Palace Car Prince: A Biography of George Mortimer Pullman
sku: COM9780870813375USED
$30.39
Shipping from: Canada
Description
This is the first book-length biography of George Pullman (1831-1897), an entrepreneur whose name became synonymous with the golden age of U.S. railroad travel in the late 19th and early 20th centuries. In this impressively researched work, historian Liston Leyendecker portrays the transformation of a man of vision who ascended to prominence following the Civil War only to lose control of his empire in the face of rapidly changing world of industrial and labor relations. An adventurous young man, Pullman ventured westward to Chicago and Colorado from his upstate New York home, eventually leaving a successful store in the Colorado goldfields in 1863 to return to Chicago and form his Palace Car Company, the manufacturer of luxury sleeping cars. As the Palace Car Company prospered, Pullman...who initially was regarded as a 'hands-on' manager...became removed from the company's daily affairs.

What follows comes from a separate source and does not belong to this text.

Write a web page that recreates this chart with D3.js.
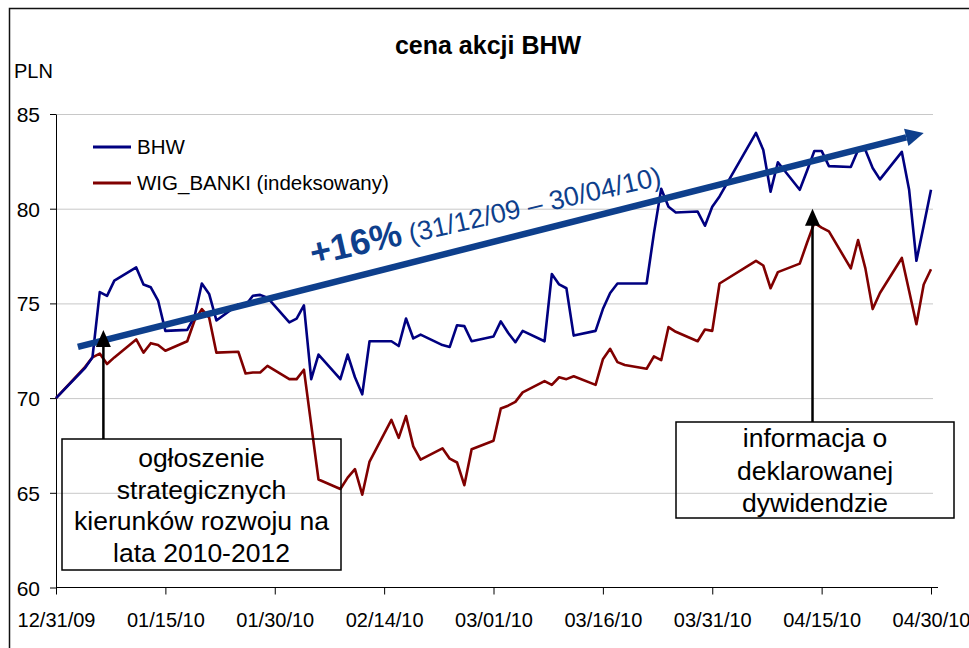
<!DOCTYPE html>
<html lang="pl">
<head>
<meta charset="UTF-8">
<style>
  body { margin: 0; background: #fff; }
  svg text { font-family: "Liberation Sans", Arial, sans-serif; fill: #000; }
</style>
</head>
<body>
<svg id="svg" width="969" height="648"></svg>
<script src="https://d3js.org/d3.v7.min.js"></script>
<script>
// trading days (m/d/y)
const days = [
  "12/31/09",
  "01/04/10","01/05/10","01/06/10","01/07/10","01/08/10","01/11/10","01/12/10","01/13/10","01/14/10","01/15/10",
  "01/18/10","01/19/10","01/20/10","01/21/10","01/22/10","01/25/10","01/26/10","01/27/10","01/28/10","01/29/10",
  "02/01/10","02/02/10","02/03/10","02/04/10","02/05/10","02/08/10","02/09/10","02/10/10","02/11/10","02/12/10",
  "02/15/10","02/16/10","02/17/10","02/18/10","02/19/10","02/22/10","02/23/10","02/24/10","02/25/10","02/26/10",
  "03/01/10","03/02/10","03/03/10","03/04/10","03/05/10","03/08/10","03/09/10","03/10/10","03/11/10","03/12/10",
  "03/15/10","03/16/10","03/17/10","03/18/10","03/19/10","03/22/10","03/23/10","03/24/10","03/25/10","03/26/10",
  "03/29/10","03/30/10","03/31/10",
  "04/01/10","04/06/10","04/07/10","04/08/10","04/09/10","04/12/10","04/13/10","04/14/10","04/15/10","04/16/10",
  "04/19/10","04/20/10","04/21/10","04/22/10","04/23/10","04/26/10","04/27/10","04/28/10","04/29/10","04/30/10"
]

const bhw = [
  70.0,
  71.6, 72.15, 75.6, 75.4, 76.2, 76.9, 76.0, 75.85, 75.15, 73.55,
  73.6, 74.3, 76.05, 75.5, 74.1, 74.95, 74.9, 75.4, 75.45, 75.3,
  74.0, 74.2, 74.9, 71.0, 72.3, 71.0, 72.3, 71.1, 70.2, 73.0,
  73.0, 72.75, 74.2, 73.15, 73.35, 72.8, 72.7, 73.85, 73.8, 73.0,
  73.25, 74.05, 73.45, 72.95, 73.55, 73.0, 76.55, 76.0, 75.8, 73.3,
  73.55, 74.7, 75.55, 76.05, 76.05, 76.05, 78.7, 81.05, 80.1, 79.8,
  79.85, 79.1, 80.1,
  80.65, 84.0, 83.1, 80.9, 82.45, 81.0, 82.0, 83.05, 83.05, 82.25,
  82.2, 83.1, 83.1, 82.15, 81.55, 83.0, 81.0, 77.25, 79.1, 81.0
]

const wigBanki = [
  70.0,
  71.65, 72.15, 72.35, 71.8, 72.15, 73.1, 72.4, 72.9, 72.8, 72.5,
  73.0, 74.1, 74.7, 74.25, 72.4, 72.45, 71.3, 71.35, 71.35, 71.7,
  71.0, 71.0, 71.5, 68.6, 65.7, 65.2, 65.8, 66.25, 64.9, 66.65,
  68.85, 67.9, 69.05, 67.45, 66.75, 67.35, 66.8, 66.6, 65.4, 67.3,
  67.75, 69.45, 69.6, 69.8, 70.3, 70.9, 70.7, 71.1, 71.0, 71.15,
  70.7, 72.05, 72.6, 71.9, 71.75, 71.55, 72.2, 72.0, 73.75, 73.5,
  73.0, 73.62, 73.55,
  76.05, 77.25, 77.0, 75.8, 76.65, 77.1, 78.2, 79.25, 79.0, 78.8,
  76.85, 78.35, 76.85, 74.7, 75.55, 77.4, 75.65, 73.9, 76.0, 76.8
]

const xTickLabels = ["12/31/09","01/15/10","01/30/10","02/14/10","03/01/10","03/16/10","03/31/10","04/15/10","04/30/10"]
const yTicks = [60, 65, 70, 75, 80, 85]

const seriesNames = ["BHW", "WIG_BANKI (indeksowany)"]
const seriesColors = ["#000080", "#800000"]

// trend arrow (from, to) and its label
const trendFrom = ["01/03/10 00", 72.7]
const trendTo = ["04/29/10 00", 84.0]
const trendBold = "+16%"
const trendRest = " (31/12/09 – 30/04/10)"
const trendTextAt = ["02/04/10 06", 77.0]

// call-out notes: arrow tip at [date, value]
const noteTips = [["01/06/10 12", 73.6], ["04/13/10 18", 80.0]]
const noteLines = [
  ["ogłoszenie", "strategicznych", "kierunków rozwoju na", "lata 2010-2012"],
  ["informacja o", "deklarowanej", "dywidendzie"]
]

const parseDay = d3.timeParse("%m/%d/%y")
const parseHour = d3.timeParse("%m/%d/%y %H")

const svg = d3.select('#svg')

// outer frame
svg.append('rect')
  .attr('x', 9.5).attr('y', 8.5)
  .attr('width', 990).attr('height', 660)
  .attr('fill', 'none').attr('stroke', '#111').attr('stroke-width', 1.5)

const margin = { top: 114, right: 38, bottom: 61, left: 56 }
const xscale = d3.scaleTime()
  .domain([parseDay("12/31/09"), parseDay("04/30/10")])
  .range([margin.left, 931])
const yscale = d3.scaleLinear()
  .domain([60, 85])
  .range([587.5, margin.top])

// gridlines
const grid = d3.axisLeft(yscale)
  .tickValues(yTicks.filter(v => v > 60))
  .tickSize(-(933 - margin.left))
  .tickFormat('')
svg.append('g')
  .attr('transform', `translate(${margin.left}, 0)`)
  .call(grid)
  .call(g => g.select('.domain').remove())
  .call(g => g.selectAll('line').attr('stroke', '#c8c8c8').attr('stroke-width', 1))

// left axis
const leftAxis = d3.axisLeft(yscale)
  .tickValues(yTicks)
  .tickSize(6)
  .tickSizeOuter(0)
  .tickPadding(10)
svg.append('g')
  .attr('transform', `translate(${margin.left}, 0)`)
  .call(leftAxis)
  .call(g => g.select('.domain').attr('stroke', '#000'))
  .call(g => g.selectAll('text').attr('font-size', 21).attr('font-family', null).attr('dy', '0.36em'))

// bottom axis
const bottomAxis = d3.axisBottom(xscale)
  .tickValues(xTickLabels.map(parseDay))
  .tickFormat(d3.timeFormat("%m/%d/%y"))
  .tickSize(7)
  .tickSizeOuter(0)
  .tickPadding(18)
svg.append('g')
  .attr('transform', `translate(0, ${yscale(60)})`)
  .call(bottomAxis)
  .call(g => g.select('.domain').remove())
  .call(g => g.selectAll('text').attr('font-size', 20).attr('font-family', null))
svg.append('line')
  .attr('x1', margin.left).attr('x2', 938)
  .attr('y1', yscale(60)).attr('y2', yscale(60))
  .attr('stroke', '#000')

svg.append('text')
  .attr('x', 14).attr('y', 78)
  .attr('font-size', 20)
  .text('PLN')

svg.append('text')
  .attr('x', 488).attr('y', 54)
  .attr('text-anchor', 'middle')
  .attr('font-size', 25)
  .attr('font-weight', 'bold')
  .text('cena akcji BHW')

// series lines
const line = d3.line()
  .x(d => xscale(d.date))
  .y(d => yscale(d.v))

const series = [wigBanki, bhw].map(vals => days.map((s, i) => ({ date: parseDay(s), v: vals[i] })))
const seriesColorsDraw = [seriesColors[1], seriesColors[0]]

svg.append('g')
  .selectAll('path')
  .data(series)
  .enter()
  .append('path')
  .attr('d', line)
  .attr('fill', 'none')
  .attr('stroke', (d, i) => seriesColorsDraw[i])
  .attr('stroke-width', 2.6)
  .attr('stroke-linejoin', 'round')

// trend arrow
const trendColor = '#0e3f8c'
const tx1 = xscale(parseHour(trendFrom[0])), ty1 = yscale(trendFrom[1])
const tx2 = xscale(parseHour(trendTo[0])), ty2 = yscale(trendTo[1])
const ang = Math.atan2(ty2 - ty1, tx2 - tx1)
const headLen = 18, headHalf = 9
const bx = tx2 - headLen * Math.cos(ang), by = ty2 - headLen * Math.sin(ang)
svg.append('line')
  .attr('x1', tx1).attr('y1', ty1)
  .attr('x2', bx).attr('y2', by)
  .attr('stroke', trendColor).attr('stroke-width', 6.5)
svg.append('polygon')
  .attr('points', [
    [tx2, ty2],
    [bx + headHalf * Math.sin(ang), by - headHalf * Math.cos(ang)],
    [bx - headHalf * Math.sin(ang), by + headHalf * Math.cos(ang)]
  ].join(' '))
  .attr('fill', trendColor)

const lx = xscale(parseHour(trendTextAt[0])), ly = yscale(trendTextAt[1])
const label = svg.append('text')
  .attr('transform', `translate(${lx}, ${ly}) rotate(-13)`)
  .style('fill', trendColor)
label.append('tspan').attr('font-size', 36).attr('font-weight', 'bold').text(trendBold)
label.append('tspan').attr('font-size', 27).text(trendRest)

// call-out boxes and arrows
const boxes = [
  { x: 62, y: 439, w: 279, h: 131, cx: 201.5, first: 467, step: 31.5 },
  { x: 676, y: 422, w: 278, h: 96, cx: 815, first: 447, step: 32.5 }
]
noteTips.forEach((tip, i) => {
  const b = boxes[i]
  const ax = xscale(parseHour(tip[0])), ay = yscale(tip[1])
  svg.append('line')
    .attr('x1', ax).attr('x2', ax)
    .attr('y1', b.y).attr('y2', ay + 15)
    .attr('stroke', '#000').attr('stroke-width', 2.5)
  svg.append('polygon')
    .attr('points', [[ax, ay], [ax - 7.5, ay + 17], [ax + 7.5, ay + 17]].join(' '))
    .attr('fill', '#000')
  svg.append('rect')
    .attr('x', b.x).attr('y', b.y)
    .attr('width', b.w).attr('height', b.h)
    .attr('fill', 'none').attr('stroke', '#000').attr('stroke-width', 1.5)
  svg.append('g')
    .selectAll('text')
    .data(noteLines[i])
    .enter()
    .append('text')
    .attr('x', b.cx)
    .attr('y', (d, j) => b.first + j * b.step)
    .attr('text-anchor', 'middle')
    .attr('font-size', 26.5)
    .text(d => d)
})

// legend
const legend = svg.append('g')
seriesNames.forEach((name, i) => {
  const ly = 147 + i * 36
  legend.append('line')
    .attr('x1', 93).attr('x2', 131)
    .attr('y1', ly).attr('y2', ly)
    .attr('stroke', seriesColors[i]).attr('stroke-width', 3)
  legend.append('text')
    .attr('x', 137).attr('y', ly + 7)
    .attr('font-size', 20.5)
    .text(name)
})
</script>
</body>
</html>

He relied more and more on the advice of his brother Albert, and his growing isolation continued throughout his career and extended into family matters. The results of Pullman's aloofness became particularly apparent when, during the railroad workers' strike of 1894, he was publicly vilified as the archetypal 19th century robber-baron for his stubborn refusal to negotiate with the suffering strikers. A corporate executive who distanced himself from his workers, Pullman exemplified the aging industrialist who failed to adapt his thinking to the emerging world of labor relations. Pullman died in 1897, an anachronism in a world he no longer understood.